Data provided:
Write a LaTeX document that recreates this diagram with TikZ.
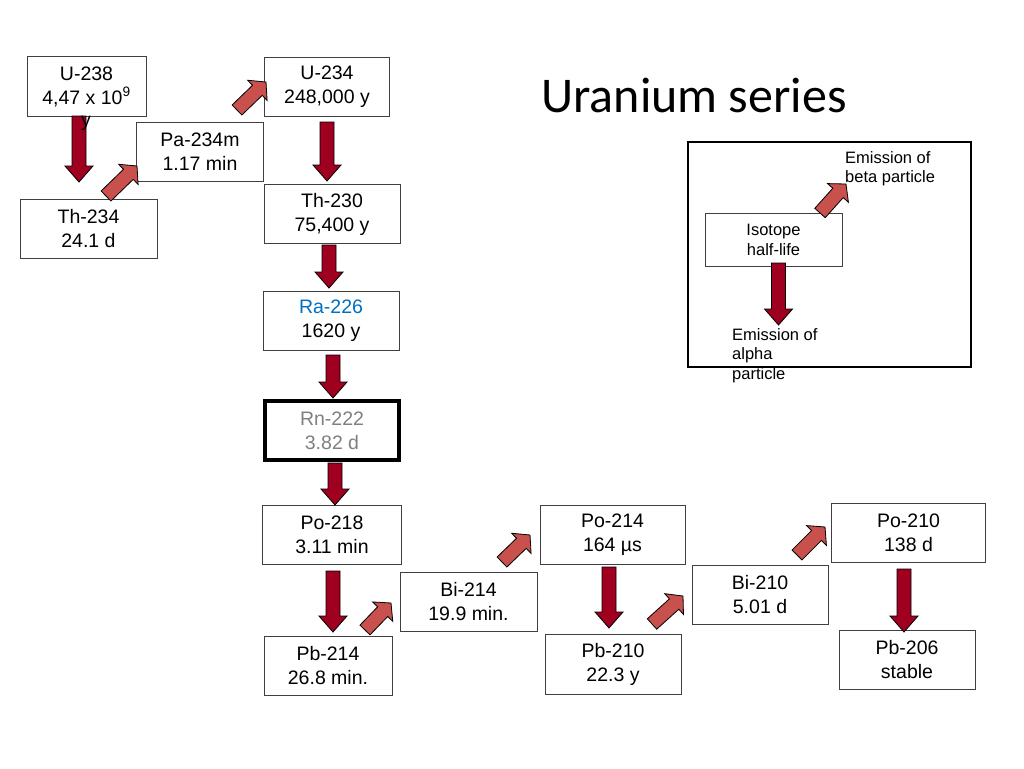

* * *

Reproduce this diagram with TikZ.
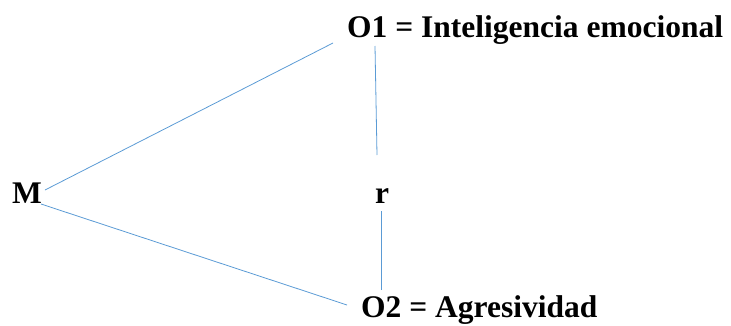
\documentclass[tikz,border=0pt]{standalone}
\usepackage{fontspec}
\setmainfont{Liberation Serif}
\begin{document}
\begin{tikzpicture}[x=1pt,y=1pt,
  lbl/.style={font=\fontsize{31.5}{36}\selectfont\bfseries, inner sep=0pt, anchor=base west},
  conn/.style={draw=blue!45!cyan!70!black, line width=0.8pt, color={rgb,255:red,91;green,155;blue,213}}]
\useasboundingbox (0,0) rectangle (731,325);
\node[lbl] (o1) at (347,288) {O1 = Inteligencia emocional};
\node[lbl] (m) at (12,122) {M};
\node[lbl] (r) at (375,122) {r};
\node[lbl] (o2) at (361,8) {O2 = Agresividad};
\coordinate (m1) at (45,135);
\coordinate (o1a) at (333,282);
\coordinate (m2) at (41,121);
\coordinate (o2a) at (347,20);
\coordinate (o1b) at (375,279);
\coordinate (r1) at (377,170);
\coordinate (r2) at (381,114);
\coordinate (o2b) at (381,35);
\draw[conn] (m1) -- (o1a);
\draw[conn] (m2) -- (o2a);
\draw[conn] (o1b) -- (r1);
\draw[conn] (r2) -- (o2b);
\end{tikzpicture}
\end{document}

Work to be completed:
Track down all lines above with the string "diagram" and copy them.

Result of this task:
Write a LaTeX document that recreates this diagram with TikZ.
Reproduce this diagram with TikZ.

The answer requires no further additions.